++++ Records shown ++++
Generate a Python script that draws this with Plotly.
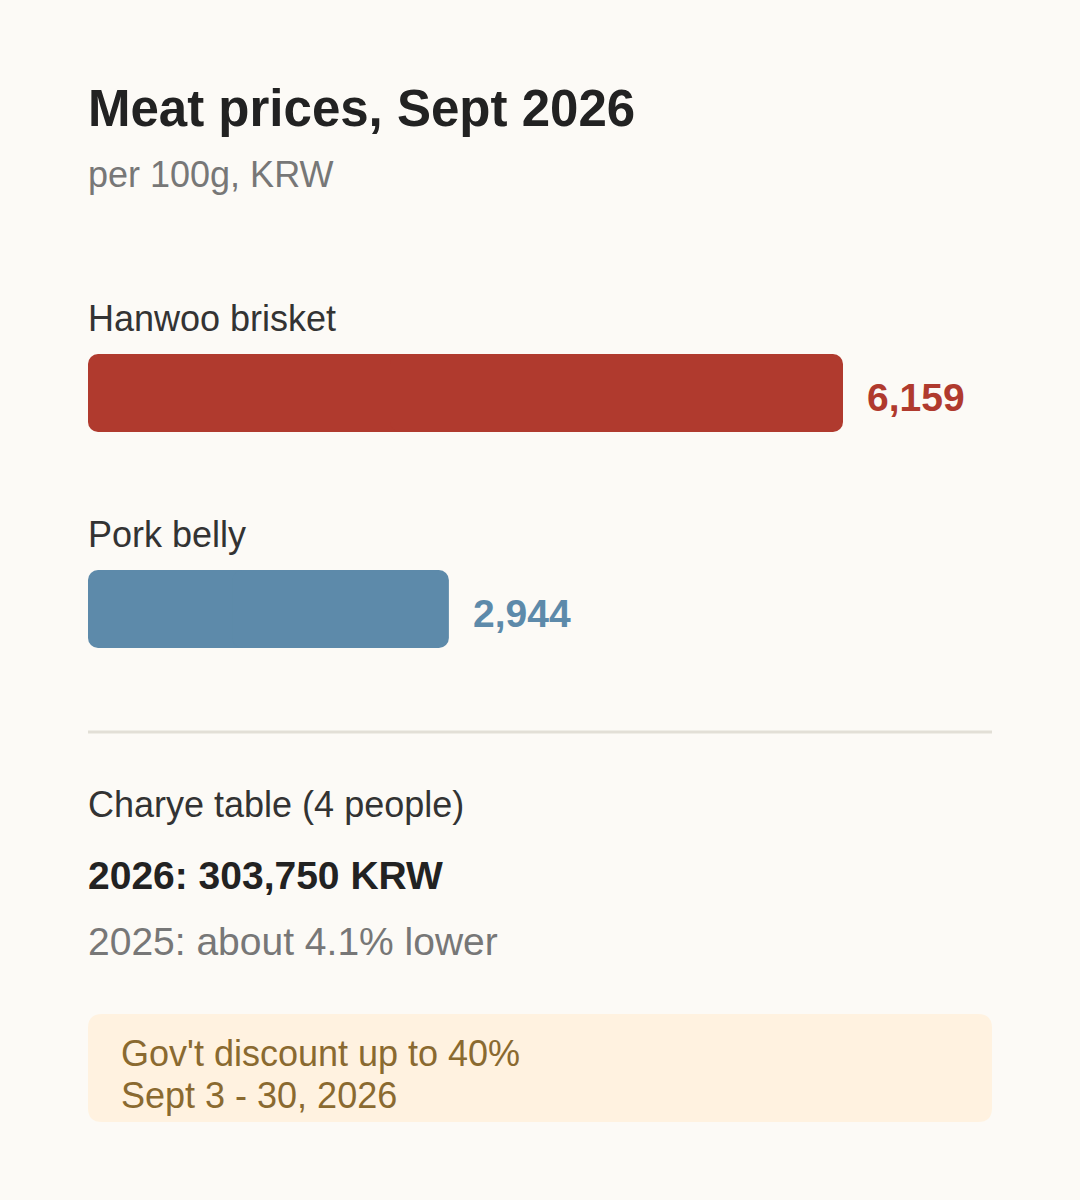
++++
++++ Records shown ++++
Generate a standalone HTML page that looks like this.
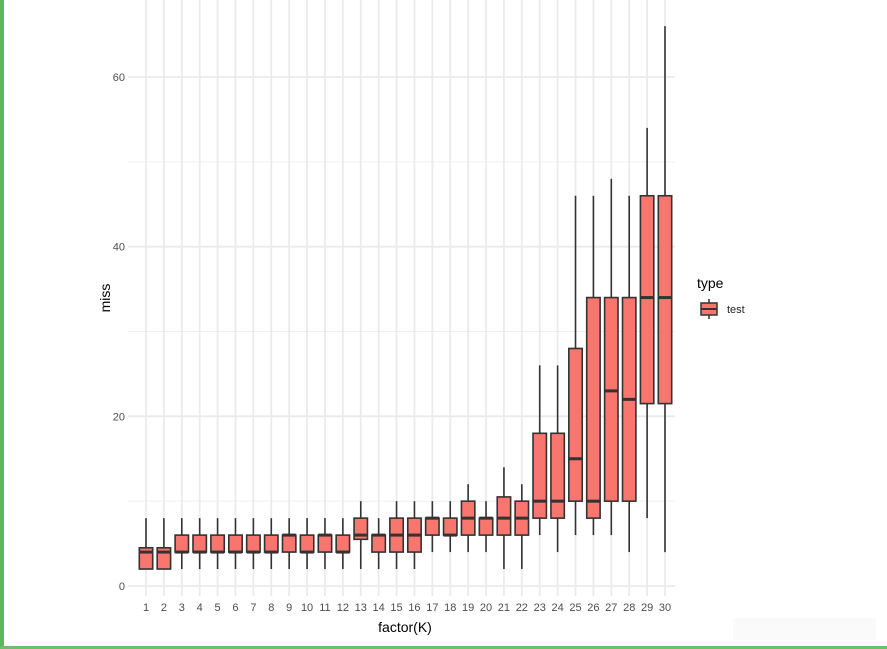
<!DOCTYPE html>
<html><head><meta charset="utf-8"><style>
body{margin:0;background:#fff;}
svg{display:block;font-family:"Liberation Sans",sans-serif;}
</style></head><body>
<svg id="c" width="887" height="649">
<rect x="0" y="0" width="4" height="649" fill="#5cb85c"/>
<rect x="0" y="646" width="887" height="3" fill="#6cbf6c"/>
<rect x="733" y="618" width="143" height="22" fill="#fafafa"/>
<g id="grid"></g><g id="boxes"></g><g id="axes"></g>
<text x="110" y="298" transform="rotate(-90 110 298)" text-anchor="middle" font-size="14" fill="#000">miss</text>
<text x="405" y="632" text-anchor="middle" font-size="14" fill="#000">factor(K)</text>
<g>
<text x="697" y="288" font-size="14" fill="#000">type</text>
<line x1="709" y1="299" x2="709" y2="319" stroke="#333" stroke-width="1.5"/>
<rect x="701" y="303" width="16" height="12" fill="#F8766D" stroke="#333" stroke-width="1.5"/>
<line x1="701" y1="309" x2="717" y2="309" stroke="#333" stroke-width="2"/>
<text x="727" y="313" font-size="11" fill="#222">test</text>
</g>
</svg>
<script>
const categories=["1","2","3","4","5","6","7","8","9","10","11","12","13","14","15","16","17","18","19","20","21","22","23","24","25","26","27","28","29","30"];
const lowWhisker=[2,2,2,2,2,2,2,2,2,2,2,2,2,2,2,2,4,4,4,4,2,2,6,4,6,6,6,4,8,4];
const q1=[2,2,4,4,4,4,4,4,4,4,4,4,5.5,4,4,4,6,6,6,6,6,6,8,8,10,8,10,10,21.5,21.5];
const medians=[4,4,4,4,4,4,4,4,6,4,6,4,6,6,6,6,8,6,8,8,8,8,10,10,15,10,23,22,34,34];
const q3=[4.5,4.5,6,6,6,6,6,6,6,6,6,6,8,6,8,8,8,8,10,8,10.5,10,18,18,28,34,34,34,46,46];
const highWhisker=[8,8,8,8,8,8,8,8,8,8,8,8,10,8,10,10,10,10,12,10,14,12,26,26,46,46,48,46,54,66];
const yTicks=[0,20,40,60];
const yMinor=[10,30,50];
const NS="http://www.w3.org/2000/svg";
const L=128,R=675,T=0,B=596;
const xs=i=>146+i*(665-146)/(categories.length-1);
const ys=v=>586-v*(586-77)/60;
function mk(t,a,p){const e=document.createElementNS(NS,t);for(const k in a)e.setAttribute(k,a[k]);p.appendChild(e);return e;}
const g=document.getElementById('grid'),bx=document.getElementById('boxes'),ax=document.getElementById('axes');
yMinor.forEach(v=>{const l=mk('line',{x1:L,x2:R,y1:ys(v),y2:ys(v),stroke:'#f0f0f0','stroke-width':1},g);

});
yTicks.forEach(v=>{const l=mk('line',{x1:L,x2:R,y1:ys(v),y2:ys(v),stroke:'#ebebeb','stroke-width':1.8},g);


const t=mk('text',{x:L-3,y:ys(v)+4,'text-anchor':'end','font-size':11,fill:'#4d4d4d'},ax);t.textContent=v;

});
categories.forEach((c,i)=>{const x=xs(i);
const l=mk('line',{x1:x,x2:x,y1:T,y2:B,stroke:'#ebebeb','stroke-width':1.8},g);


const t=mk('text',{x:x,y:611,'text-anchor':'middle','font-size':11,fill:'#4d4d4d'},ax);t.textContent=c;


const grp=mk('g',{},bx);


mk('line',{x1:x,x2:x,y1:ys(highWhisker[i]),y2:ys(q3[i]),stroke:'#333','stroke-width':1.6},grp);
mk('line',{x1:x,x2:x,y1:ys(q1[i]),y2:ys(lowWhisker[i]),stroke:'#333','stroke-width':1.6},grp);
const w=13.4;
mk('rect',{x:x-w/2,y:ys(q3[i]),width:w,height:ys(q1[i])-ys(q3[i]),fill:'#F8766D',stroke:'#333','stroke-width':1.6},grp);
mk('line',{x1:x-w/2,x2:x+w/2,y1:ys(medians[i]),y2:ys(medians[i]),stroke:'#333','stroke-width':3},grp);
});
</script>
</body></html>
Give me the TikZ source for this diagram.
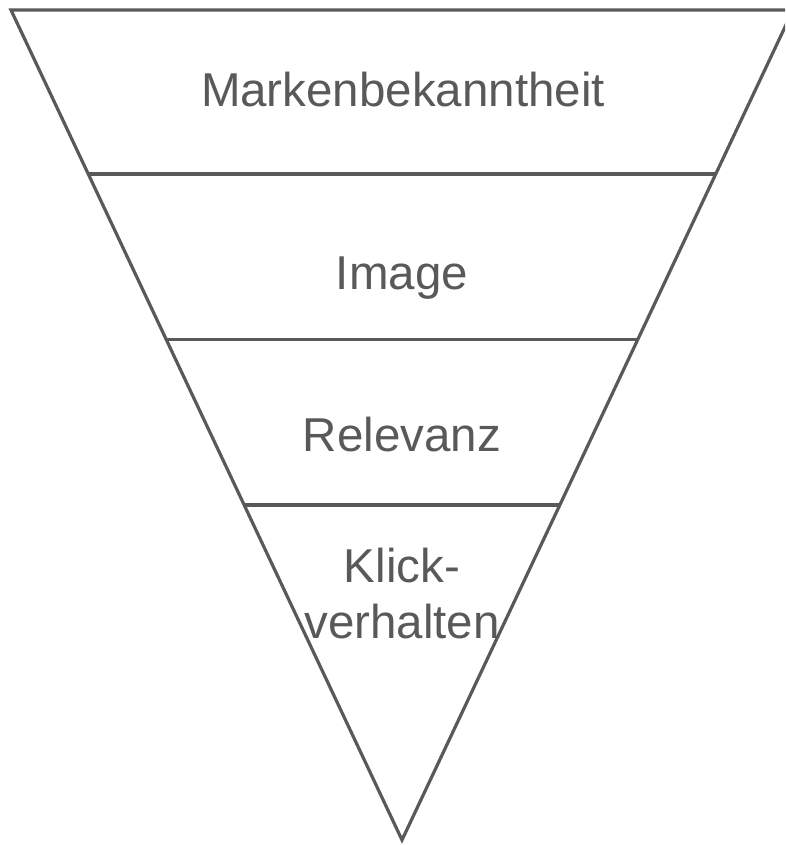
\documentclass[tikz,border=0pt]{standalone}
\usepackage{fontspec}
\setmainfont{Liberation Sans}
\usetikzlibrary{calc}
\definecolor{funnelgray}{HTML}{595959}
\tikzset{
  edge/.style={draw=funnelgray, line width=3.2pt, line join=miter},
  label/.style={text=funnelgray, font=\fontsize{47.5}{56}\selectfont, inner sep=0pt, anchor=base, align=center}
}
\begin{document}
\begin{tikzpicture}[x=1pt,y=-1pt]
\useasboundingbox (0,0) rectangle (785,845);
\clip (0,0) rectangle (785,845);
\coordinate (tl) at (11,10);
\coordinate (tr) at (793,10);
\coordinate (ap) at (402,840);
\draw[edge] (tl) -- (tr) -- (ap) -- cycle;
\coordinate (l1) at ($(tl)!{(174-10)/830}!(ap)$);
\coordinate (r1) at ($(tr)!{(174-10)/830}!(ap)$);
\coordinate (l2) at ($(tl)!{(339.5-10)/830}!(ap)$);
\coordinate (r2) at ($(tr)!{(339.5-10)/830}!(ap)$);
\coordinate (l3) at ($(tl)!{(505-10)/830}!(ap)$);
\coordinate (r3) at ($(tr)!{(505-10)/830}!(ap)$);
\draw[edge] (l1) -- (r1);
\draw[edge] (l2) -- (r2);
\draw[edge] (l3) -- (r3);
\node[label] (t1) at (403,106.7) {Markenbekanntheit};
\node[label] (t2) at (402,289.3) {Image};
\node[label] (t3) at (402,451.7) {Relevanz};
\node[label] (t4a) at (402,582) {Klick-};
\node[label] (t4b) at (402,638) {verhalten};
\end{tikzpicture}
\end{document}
++++
Exercise =>
Gather up the lines that contain the word "Generate".

Result for this exercise =>
Generate a Python script that draws this with Plotly.
Generate a standalone HTML page that looks like this.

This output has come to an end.